Why don't you hire developers as part of your own team and try to convince a larger company (with the benefit of them seeing your quality work) to retain your "consulting" services on an almost full-time basis.
Making money isn't the primary driver. That would have me just want to kill myself after the 8th time one of my team did something stupid. Making money easily... That's my driver ;-)
one thing I noticed with indian devs is that they yearn for recognition, cannot learn on their own, don't understand fundamentals only specific framework/language syntax.

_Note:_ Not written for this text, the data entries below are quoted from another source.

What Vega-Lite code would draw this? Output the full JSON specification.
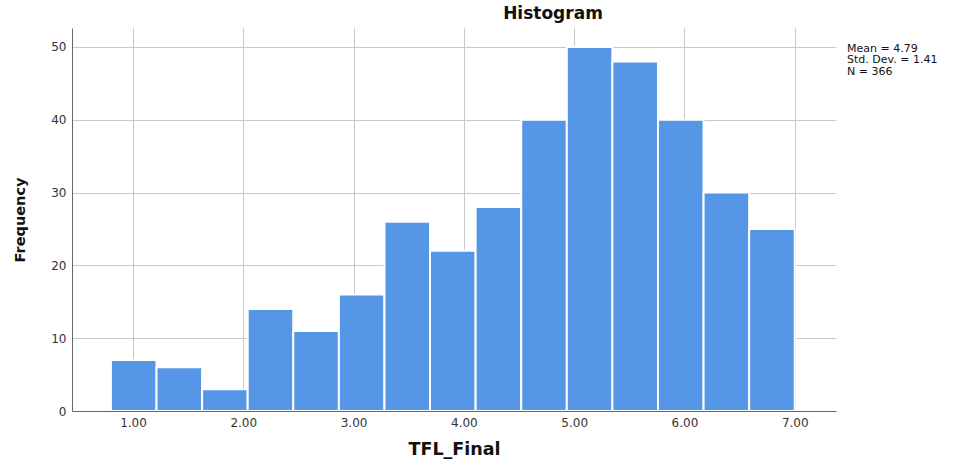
{
  "$schema": "https://vega.github.io/schema/vega-lite/v6.json",
  "autosize": "none",
  "width": 764,
  "height": 383,
  "padding": {"left": 72, "top": 28, "right": 127, "bottom": 51},
  "background": "white",
  "title": {"text": "Histogram", "fontSize": 17, "fontWeight": "bold", "font": "DejaVu Sans", "color": "#111", "anchor": "middle", "dx": 99, "offset": 5},
  "config": {
    "view": {"stroke": null},
    "axis": {"labelFont": "DejaVu Sans", "titleFont": "DejaVu Sans", "labelColor": "#333", "titleColor": "#111", "gridColor": "#c8c8c8", "gridWidth": 1, "domainColor": "#666", "ticks": false, "labelFontSize": 12}
  },
  "resolve": {"axis": {"x": "independent"}},
  "layer": [
    {
      "data": {"values": [
        {"x0": 0.8, "x1": 1.2133, "count": 7},
        {"x0": 1.2133, "x1": 1.6267, "count": 6},
        {"x0": 1.6267, "x1": 2.04, "count": 3},
        {"x0": 2.04, "x1": 2.4533, "count": 14},
        {"x0": 2.4533, "x1": 2.8667, "count": 11},
        {"x0": 2.8667, "x1": 3.28, "count": 16},
        {"x0": 3.28, "x1": 3.6933, "count": 26},
        {"x0": 3.6933, "x1": 4.1067, "count": 22},
        {"x0": 4.1067, "x1": 4.52, "count": 28},
        {"x0": 4.52, "x1": 4.9333, "count": 40},
        {"x0": 4.9333, "x1": 5.3467, "count": 50},
        {"x0": 5.3467, "x1": 5.76, "count": 48},
        {"x0": 5.76, "x1": 6.1733, "count": 40},
        {"x0": 6.1733, "x1": 6.5867, "count": 30},
        {"x0": 6.5867, "x1": 7.0, "count": 25}
      ]},
      "mark": {"type": "rect", "color": "#5596e6", "stroke": "white", "strokeWidth": 2},
      "encoding": {
        "x": {"field": "x0", "type": "quantitative",
              "scale": {"domain": [0.447, 7.374], "nice": false, "zero": false},
              "axis": {"orient": "bottom", "domain": false, "values": [1, 2, 3, 4, 5, 6, 7], "format": ".2f", "title": "TFL_Final", "titleFontSize": 17.5, "titleFontWeight": "bold", "titlePadding": 12, "labelPadding": 6}},
        "x2": {"field": "x1"},
        "y": {"field": "count", "type": "quantitative",
              "scale": {"domain": [0, 52.6], "nice": false},
              "axis": {"values": [0, 10, 20, 30, 40, 50], "title": "Frequency", "titleFontSize": 14.5, "titleFontWeight": "bold", "titlePadding": 23, "labelPadding": 6}},
        "y2": {"datum": 0}
      }
    },
    {
      "data": {"values": [{"label": "stats"}]},
      "mark": {"type": "text", "align": "left", "baseline": "top", "font": "DejaVu Sans", "fontSize": 11, "color": "#111", "lineHeight": 11.5, "clip": false},
      "encoding": {
        "x": {"datum": 7.474, "type": "quantitative",
              "axis": {"orient": "bottom", "domain": true, "grid": false, "labels": false, "title": null, "zindex": 1}},
        "y": {"datum": 50.6},
        "text": {"value": ["Mean = 4.79", "Std. Dev. = 1.41", "N = 366"]}
      }
    }
  ]
}
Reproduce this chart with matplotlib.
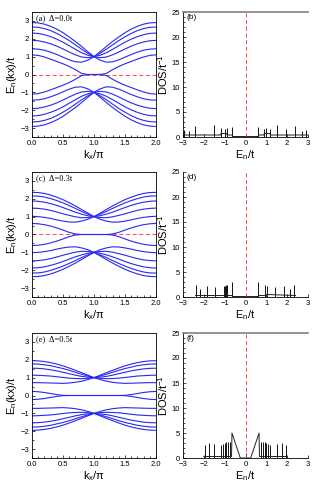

Yes, pretty much. You did hit on part of it, a big chunk of the software jobs are in the places where startups are, which is predominantly the Bay Area, NYC, Boston, and Austin, so location alone is a big driver. Keep in mind a decent nanny in the Bay Area makes $75K. Regardless of anecdotal anti H-1b stories, there's undoubtedly a shortage of actual software engineers (as opposed to "IT professionals") who can write good code and the growth rate of industries requiring them exceeds the rate of people going into the field. And as one poster I think correctly stated, your brain has to be wired a certain way to be a good developer so it's not like we can just increase the size of the CS class at Cal by 10X and 4 years later, problem solved. So given that a big chunk of jobs are in expensive areas and there is a supply and demand imbalance with a very inelastic curve and few good replacement options, econ 101 gives you a high marginal price which every employer pays regardless of where they are in the U.S. To your later admittedly joking point that you studied the wrong degree, if you have any engineering or hard science degree your brain is probably wired to allow you to pick up coding pretty quickly. Not suggesting a career change, but I can tell you as an electrical engineer I was able to learn enough to safely work on my own company's code base without danger of blowing anything up, and some of my "real" developers don't have CS degrees either. So nothing says you can't at least start programming algos on Quantopian or something similar for fun and end up pretty good at it in a few months.